━━━ Dataset content ━━━

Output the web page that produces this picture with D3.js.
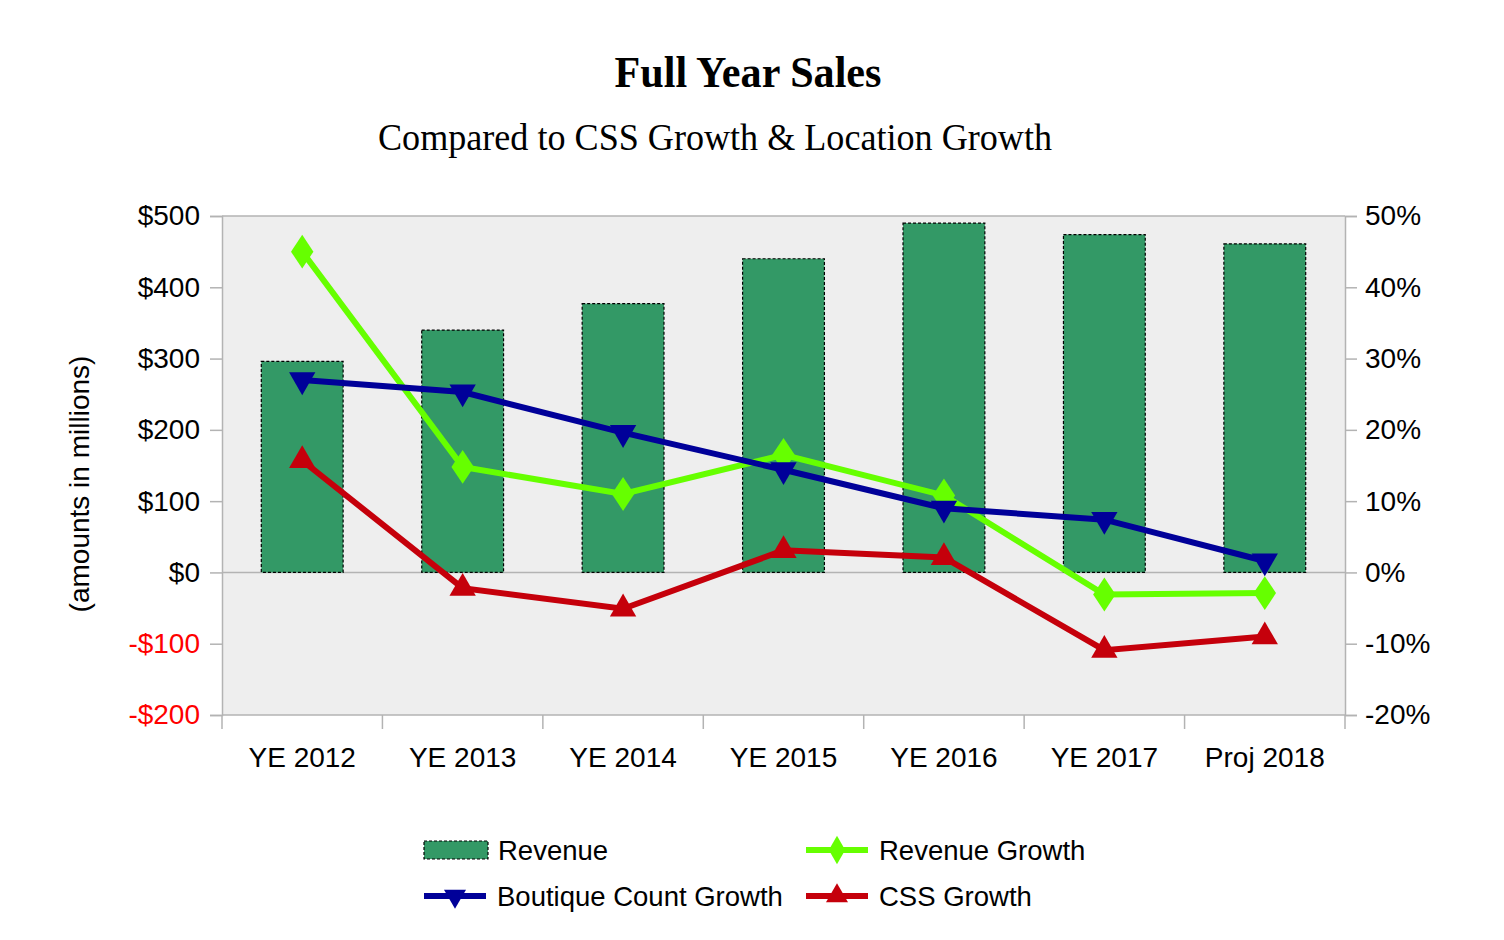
<!DOCTYPE html>
<html>
<head>
<meta charset="utf-8">
<script src="https://cdn.jsdelivr.net/npm/d3@7"></script>
<style>
  body { margin: 0; background: #fff; }
  text { font-family: "Liberation Sans", Arial, sans-serif; }
</style>
</head>
<body>
<svg id="chart" width="1504" height="940"></svg>
<script>
// values
const categories = ['YE 2012', 'YE 2013', 'YE 2014', 'YE 2015', 'YE 2016', 'YE 2017', 'Proj 2018'];
const revenue = [296, 340, 377, 440, 490, 474, 461];
const revenueGrowth = [0.45, 0.148, 0.11, 0.165, 0.108, -0.031, -0.029];
const boutiqueGrowth = [0.27, 0.253, 0.196, 0.144, 0.09, 0.074, 0.016];
const cssGrowth = [0.157, -0.022, -0.051, 0.031, 0.021, -0.109, -0.09];
const leftTicks = [-200, -100, 0, 100, 200, 300, 400, 500];
const rightTicks = [-0.2, -0.1, 0, 0.1, 0.2, 0.3, 0.4, 0.5];

const plot = { left: 222, right: 1345, top: 216, bottom: 715 };
const axisGrey = '#b3b3b3';

const svg = d3.select('#chart');

const x = d3.scaleBand().domain(categories).range([plot.left, plot.right]).padding(0);
const yL = d3.scaleLinear().domain([-200, 500]).range([plot.bottom, plot.top]);
const yR = d3.scaleLinear().domain([-0.2, 0.5]).range([plot.bottom, plot.top]);
const cx = (c) => x(c) + x.bandwidth() / 2;

// plot background
svg.append('rect')
  .attr('x', plot.left).attr('y', plot.top)
  .attr('width', plot.right - plot.left).attr('height', plot.bottom - plot.top)
  .attr('fill', '#eeeeee');
svg.append('line')
  .attr('x1', plot.left).attr('x2', plot.right)
  .attr('y1', plot.top).attr('y2', plot.top)
  .attr('stroke', axisGrey).attr('stroke-width', 1.5);

// zero line
svg.append('line')
  .attr('x1', plot.left).attr('x2', plot.right)
  .attr('y1', yL(0)).attr('y2', yL(0))
  .attr('stroke', axisGrey).attr('stroke-width', 1.5);

// left axis
const gL = svg.append('g').attr('transform', `translate(${plot.left},0)`)
  .call(d3.axisLeft(yL).tickValues(leftTicks).tickSize(12).tickPadding(10)
    .tickFormat((d) => (d < 0 ? '-$' + Math.abs(d) : '$' + d)));
gL.select('.domain').attr('stroke', axisGrey).attr('stroke-width', 1.5);
gL.selectAll('.tick line').attr('stroke', axisGrey).attr('stroke-width', 1.5);
gL.selectAll('.tick text')
  .attr('font-size', 28).attr('font-family', '"Liberation Sans", Arial, sans-serif')
  .attr('fill', (d) => (d < 0 ? '#ff0000' : '#000'));

// right axis (plain hyphen for negatives, like the original)
const gR = svg.append('g').attr('transform', `translate(${plot.right},0)`)
  .call(d3.axisRight(yR).tickValues(rightTicks).tickSize(12).tickPadding(8)
    .tickFormat((d) => (d < 0 ? '-' : '') + Math.round(Math.abs(d) * 100) + '%'));
gR.select('.domain').attr('stroke', axisGrey).attr('stroke-width', 1.5);
gR.selectAll('.tick line').attr('stroke', axisGrey).attr('stroke-width', 1.5);
gR.selectAll('.tick text')
  .attr('font-size', 28).attr('font-family', '"Liberation Sans", Arial, sans-serif')
  .attr('fill', '#000');

// bottom axis: ticks on category boundaries
const gB = svg.append('g').attr('transform', `translate(0,${plot.bottom})`);
gB.append('line')
  .attr('x1', plot.left).attr('x2', plot.right)
  .attr('stroke', axisGrey).attr('stroke-width', 1.5);
gB.selectAll('line.bound')
  .data(categories.map((c) => x(c)).concat([plot.right]))
  .join('line').attr('class', 'bound')
  .attr('x1', (d) => d).attr('x2', (d) => d)
  .attr('y1', 0).attr('y2', 14)
  .attr('stroke', axisGrey).attr('stroke-width', 1.5);
gB.selectAll('text.cat')
  .data(categories)
  .join('text').attr('class', 'cat')
  .attr('x', cx).attr('y', 52)
  .attr('text-anchor', 'middle').attr('font-size', 28)
  .text((d) => d);

// bars
const barW = x.bandwidth() * 0.51;
svg.append('g').selectAll('rect')
  .data(categories)
  .join('rect')
  .attr('x', (d) => cx(d) - barW / 2)
  .attr('width', barW)
  .attr('y', (d, i) => yL(revenue[i]))
  .attr('height', (d, i) => yL(0) - yL(revenue[i]))
  .attr('fill', '#339966')
  .attr('stroke', '#000').attr('stroke-width', 1.2).attr('stroke-dasharray', '3,2');

// line series
const series = [
  { name: 'Revenue Growth', values: revenueGrowth, color: '#66ff00', symbol: d3.symbolDiamond, rot: 0, size: 330 },
  { name: 'Boutique Count Growth', values: boutiqueGrowth, color: '#000099', symbol: d3.symbolTriangle, rot: 180, size: 300 },
  { name: 'CSS Growth', values: cssGrowth, color: '#c5000b', symbol: d3.symbolTriangle, rot: 0, size: 300 },
];
const line = d3.line().x((d) => cx(d.c)).y((d) => yR(d.v));

series.forEach((s) => {
  const pts = categories.map((c, i) => ({ c, v: s.values[i] }));
  const g = svg.append('g');
  g.append('path').datum(pts)
    .attr('d', line).attr('fill', 'none')
    .attr('stroke', s.color).attr('stroke-width', 6).attr('stroke-linejoin', 'miter');
  g.selectAll('path.mk').data(pts).join('path').attr('class', 'mk')
    .attr('d', d3.symbol().type(s.symbol).size(s.size)())
    .attr('transform', (d) => `translate(${cx(d.c)},${yR(d.v)}) rotate(${s.rot}) ${s.symbol === d3.symbolDiamond ? 'scale(1.15,1)' : ''}`)
    .attr('fill', s.color);
});

// titles
svg.append('text')
  .attr('x', 748).attr('y', 87).attr('text-anchor', 'middle')
  .attr('font-weight', 'bold').attr('font-size', 44)
  .attr('textLength', 267).attr('lengthAdjust', 'spacingAndGlyphs')
  .style('font-family', '"Liberation Serif", "Times New Roman", serif')
  .text('Full Year Sales');
svg.append('text')
  .attr('x', 715).attr('y', 150).attr('text-anchor', 'middle')
  .attr('font-size', 38)
  .attr('textLength', 674).attr('lengthAdjust', 'spacingAndGlyphs')
  .style('font-family', '"Liberation Serif", "Times New Roman", serif')
  .text('Compared to CSS Growth & Location Growth');

// left axis title
svg.append('text')
  .attr('transform', 'translate(89,484) rotate(-90)')
  .attr('text-anchor', 'middle').attr('font-size', 28)
  .text('(amounts in millions)');

// legend
const legend = svg.append('g');
const legendItems = [
  { name: 'Revenue', kind: 'bar', x: 424, y: 850 },
  { name: 'Revenue Growth', kind: 'line', s: series[0], x: 806, y: 850 },
  { name: 'Boutique Count Growth', kind: 'line', s: series[1], x: 424, y: 896 },
  { name: 'CSS Growth', kind: 'line', s: series[2], x: 806, y: 896 },
];
legendItems.forEach((it) => {
  const g = legend.append('g').attr('transform', `translate(${it.x},${it.y})`);
  if (it.kind === 'bar') {
    g.append('rect').attr('x', 0).attr('y', -9).attr('width', 64).attr('height', 18)
      .attr('fill', '#339966').attr('stroke', '#000').attr('stroke-width', 1.2).attr('stroke-dasharray', '3,2');
  } else {
    g.append('line').attr('x1', 0).attr('x2', 62).attr('stroke', it.s.color).attr('stroke-width', 6);
    g.append('path').attr('d', d3.symbol().type(it.s.symbol).size(it.s.size * 0.7)())
      .attr('transform', `translate(31,0) rotate(${it.s.rot})`)
      .attr('fill', it.s.color);
  }
  g.append('text').attr('x', it.kind === 'bar' ? 74 : 73).attr('y', 10)
    .attr('font-size', 27.5).text(it.name);
});
</script>
</body>
</html>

━━━

◆ Your objective ◆
Everything from the top line of the data down to and including the line with "const cx = (c) => x(c) + x.bandwidth() / 2;" is to be copied, except the pictures.

◆ Task answer ◆
Output the web page that produces this picture with D3.js.
<!DOCTYPE html>
<html>
<head>
<meta charset="utf-8">
<script src="https://cdn.jsdelivr.net/npm/d3@7"></script>
<style>
  body { margin: 0; background: #fff; }
  text { font-family: "Liberation Sans", Arial, sans-serif; }
</style>
</head>
<body>
<svg id="chart" width="1504" height="940"></svg>
<script>
// values
const categories = ['YE 2012', 'YE 2013', 'YE 2014', 'YE 2015', 'YE 2016', 'YE 2017', 'Proj 2018'];
const revenue = [296, 340, 377, 440, 490, 474, 461];
const revenueGrowth = [0.45, 0.148, 0.11, 0.165, 0.108, -0.031, -0.029];
const boutiqueGrowth = [0.27, 0.253, 0.196, 0.144, 0.09, 0.074, 0.016];
const cssGrowth = [0.157, -0.022, -0.051, 0.031, 0.021, -0.109, -0.09];
const leftTicks = [-200, -100, 0, 100, 200, 300, 400, 500];
const rightTicks = [-0.2, -0.1, 0, 0.1, 0.2, 0.3, 0.4, 0.5];

const plot = { left: 222, right: 1345, top: 216, bottom: 715 };
const axisGrey = '#b3b3b3';

const svg = d3.select('#chart');

const x = d3.scaleBand().domain(categories).range([plot.left, plot.right]).padding(0);
const yL = d3.scaleLinear().domain([-200, 500]).range([plot.bottom, plot.top]);
const yR = d3.scaleLinear().domain([-0.2, 0.5]).range([plot.bottom, plot.top]);
const cx = (c) => x(c) + x.bandwidth() / 2;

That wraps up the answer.